## AIM
Skip all pictures, then copy the lines from the start of the data through the line with "const annoTexts = ['100", keeping both ends.
---------------
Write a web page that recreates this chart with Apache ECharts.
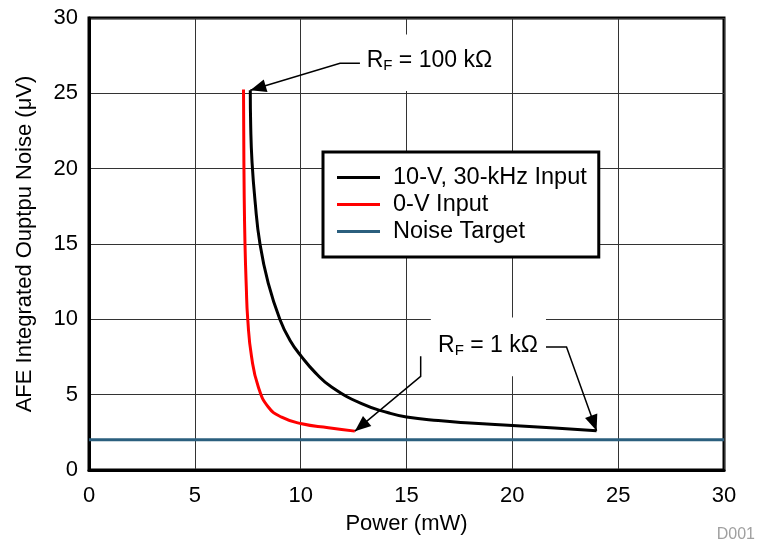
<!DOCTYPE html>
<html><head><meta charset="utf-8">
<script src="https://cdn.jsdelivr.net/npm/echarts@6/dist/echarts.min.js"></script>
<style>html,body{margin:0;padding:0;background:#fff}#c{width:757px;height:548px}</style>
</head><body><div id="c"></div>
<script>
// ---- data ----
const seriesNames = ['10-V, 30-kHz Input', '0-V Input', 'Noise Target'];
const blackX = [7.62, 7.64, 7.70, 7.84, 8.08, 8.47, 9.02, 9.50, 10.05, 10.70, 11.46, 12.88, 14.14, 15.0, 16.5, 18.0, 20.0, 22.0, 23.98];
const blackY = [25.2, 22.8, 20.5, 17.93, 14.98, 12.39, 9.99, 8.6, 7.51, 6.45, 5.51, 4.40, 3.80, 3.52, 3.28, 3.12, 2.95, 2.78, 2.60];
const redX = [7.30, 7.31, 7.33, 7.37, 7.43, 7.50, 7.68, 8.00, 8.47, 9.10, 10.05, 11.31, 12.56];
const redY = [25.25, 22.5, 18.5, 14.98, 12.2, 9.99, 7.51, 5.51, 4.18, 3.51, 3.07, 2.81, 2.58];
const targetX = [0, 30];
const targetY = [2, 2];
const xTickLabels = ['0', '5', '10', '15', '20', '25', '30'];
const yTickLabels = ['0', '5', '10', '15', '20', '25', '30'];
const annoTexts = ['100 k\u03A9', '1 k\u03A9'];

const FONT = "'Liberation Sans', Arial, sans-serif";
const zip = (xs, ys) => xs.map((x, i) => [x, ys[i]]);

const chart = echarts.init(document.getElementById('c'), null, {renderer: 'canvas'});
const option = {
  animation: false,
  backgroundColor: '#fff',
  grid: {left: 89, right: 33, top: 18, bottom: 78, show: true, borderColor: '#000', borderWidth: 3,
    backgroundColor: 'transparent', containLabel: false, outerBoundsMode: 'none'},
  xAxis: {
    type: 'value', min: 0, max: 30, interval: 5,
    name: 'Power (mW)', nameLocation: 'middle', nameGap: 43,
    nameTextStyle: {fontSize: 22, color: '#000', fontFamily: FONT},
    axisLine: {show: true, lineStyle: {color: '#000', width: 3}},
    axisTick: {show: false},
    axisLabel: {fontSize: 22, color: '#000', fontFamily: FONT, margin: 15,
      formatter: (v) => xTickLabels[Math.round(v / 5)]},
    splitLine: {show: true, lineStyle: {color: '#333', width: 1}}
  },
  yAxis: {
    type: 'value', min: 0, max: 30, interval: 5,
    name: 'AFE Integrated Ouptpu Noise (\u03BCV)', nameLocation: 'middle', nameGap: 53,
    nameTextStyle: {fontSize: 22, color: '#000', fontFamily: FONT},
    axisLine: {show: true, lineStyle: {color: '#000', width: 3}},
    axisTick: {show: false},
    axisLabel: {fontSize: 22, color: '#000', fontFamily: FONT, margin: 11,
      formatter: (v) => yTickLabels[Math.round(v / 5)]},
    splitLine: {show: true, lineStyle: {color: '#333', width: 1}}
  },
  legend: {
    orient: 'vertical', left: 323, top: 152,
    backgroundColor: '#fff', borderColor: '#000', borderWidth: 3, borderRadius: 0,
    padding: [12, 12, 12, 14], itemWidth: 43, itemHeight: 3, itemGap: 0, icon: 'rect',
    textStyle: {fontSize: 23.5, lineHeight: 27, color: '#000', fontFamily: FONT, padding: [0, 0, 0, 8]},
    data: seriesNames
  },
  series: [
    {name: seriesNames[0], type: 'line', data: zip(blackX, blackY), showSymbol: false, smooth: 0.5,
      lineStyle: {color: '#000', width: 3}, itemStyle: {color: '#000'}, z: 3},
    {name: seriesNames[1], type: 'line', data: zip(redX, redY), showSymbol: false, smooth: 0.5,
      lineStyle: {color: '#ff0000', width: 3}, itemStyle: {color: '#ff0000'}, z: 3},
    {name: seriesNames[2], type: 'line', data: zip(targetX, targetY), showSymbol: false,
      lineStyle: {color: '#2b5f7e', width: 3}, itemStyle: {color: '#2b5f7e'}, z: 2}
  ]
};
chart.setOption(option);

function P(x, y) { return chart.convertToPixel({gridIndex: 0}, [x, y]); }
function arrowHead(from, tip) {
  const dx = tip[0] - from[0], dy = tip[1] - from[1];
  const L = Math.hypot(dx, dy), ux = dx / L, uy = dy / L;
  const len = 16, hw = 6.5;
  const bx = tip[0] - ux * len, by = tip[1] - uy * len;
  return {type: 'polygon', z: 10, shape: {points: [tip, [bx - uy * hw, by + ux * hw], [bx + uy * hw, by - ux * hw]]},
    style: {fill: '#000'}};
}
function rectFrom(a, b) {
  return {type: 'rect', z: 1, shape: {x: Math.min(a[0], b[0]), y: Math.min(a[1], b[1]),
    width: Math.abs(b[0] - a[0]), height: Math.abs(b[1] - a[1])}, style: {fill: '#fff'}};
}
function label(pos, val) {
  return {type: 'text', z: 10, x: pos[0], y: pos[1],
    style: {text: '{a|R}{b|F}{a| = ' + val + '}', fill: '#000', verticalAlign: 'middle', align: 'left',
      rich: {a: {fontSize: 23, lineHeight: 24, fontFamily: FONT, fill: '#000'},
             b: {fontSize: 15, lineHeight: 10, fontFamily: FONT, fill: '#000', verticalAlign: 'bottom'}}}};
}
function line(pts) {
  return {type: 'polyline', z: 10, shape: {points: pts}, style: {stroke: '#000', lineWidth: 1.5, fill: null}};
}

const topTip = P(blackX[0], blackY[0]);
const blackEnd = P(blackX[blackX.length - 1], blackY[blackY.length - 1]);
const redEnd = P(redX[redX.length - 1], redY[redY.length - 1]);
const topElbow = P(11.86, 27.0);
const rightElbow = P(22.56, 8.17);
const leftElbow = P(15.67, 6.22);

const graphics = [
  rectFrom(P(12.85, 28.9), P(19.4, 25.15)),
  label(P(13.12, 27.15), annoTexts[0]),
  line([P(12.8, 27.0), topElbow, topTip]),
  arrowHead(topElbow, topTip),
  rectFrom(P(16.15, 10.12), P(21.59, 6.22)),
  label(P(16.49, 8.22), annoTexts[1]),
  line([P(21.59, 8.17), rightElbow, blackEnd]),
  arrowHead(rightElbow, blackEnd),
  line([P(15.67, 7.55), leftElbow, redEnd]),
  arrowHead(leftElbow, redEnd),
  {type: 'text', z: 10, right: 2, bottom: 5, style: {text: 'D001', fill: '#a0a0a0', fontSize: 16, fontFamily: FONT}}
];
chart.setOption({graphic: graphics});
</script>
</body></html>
---------------
## RESULT
Write a web page that recreates this chart with Apache ECharts.
<!DOCTYPE html>
<html><head><meta charset="utf-8">
<script src="https://cdn.jsdelivr.net/npm/echarts@6/dist/echarts.min.js"></script>
<style>html,body{margin:0;padding:0;background:#fff}#c{width:757px;height:548px}</style>
</head><body><div id="c"></div>
<script>
// ---- data ----
const seriesNames = ['10-V, 30-kHz Input', '0-V Input', 'Noise Target'];
const blackX = [7.62, 7.64, 7.70, 7.84, 8.08, 8.47, 9.02, 9.50, 10.05, 10.70, 11.46, 12.88, 14.14, 15.0, 16.5, 18.0, 20.0, 22.0, 23.98];
const blackY = [25.2, 22.8, 20.5, 17.93, 14.98, 12.39, 9.99, 8.6, 7.51, 6.45, 5.51, 4.40, 3.80, 3.52, 3.28, 3.12, 2.95, 2.78, 2.60];
const redX = [7.30, 7.31, 7.33, 7.37, 7.43, 7.50, 7.68, 8.00, 8.47, 9.10, 10.05, 11.31, 12.56];
const redY = [25.25, 22.5, 18.5, 14.98, 12.2, 9.99, 7.51, 5.51, 4.18, 3.51, 3.07, 2.81, 2.58];
const targetX = [0, 30];
const targetY = [2, 2];
const xTickLabels = ['0', '5', '10', '15', '20', '25', '30'];
const yTickLabels = ['0', '5', '10', '15', '20', '25', '30'];
const annoTexts = ['100 k\u03A9', '1 k\u03A9'];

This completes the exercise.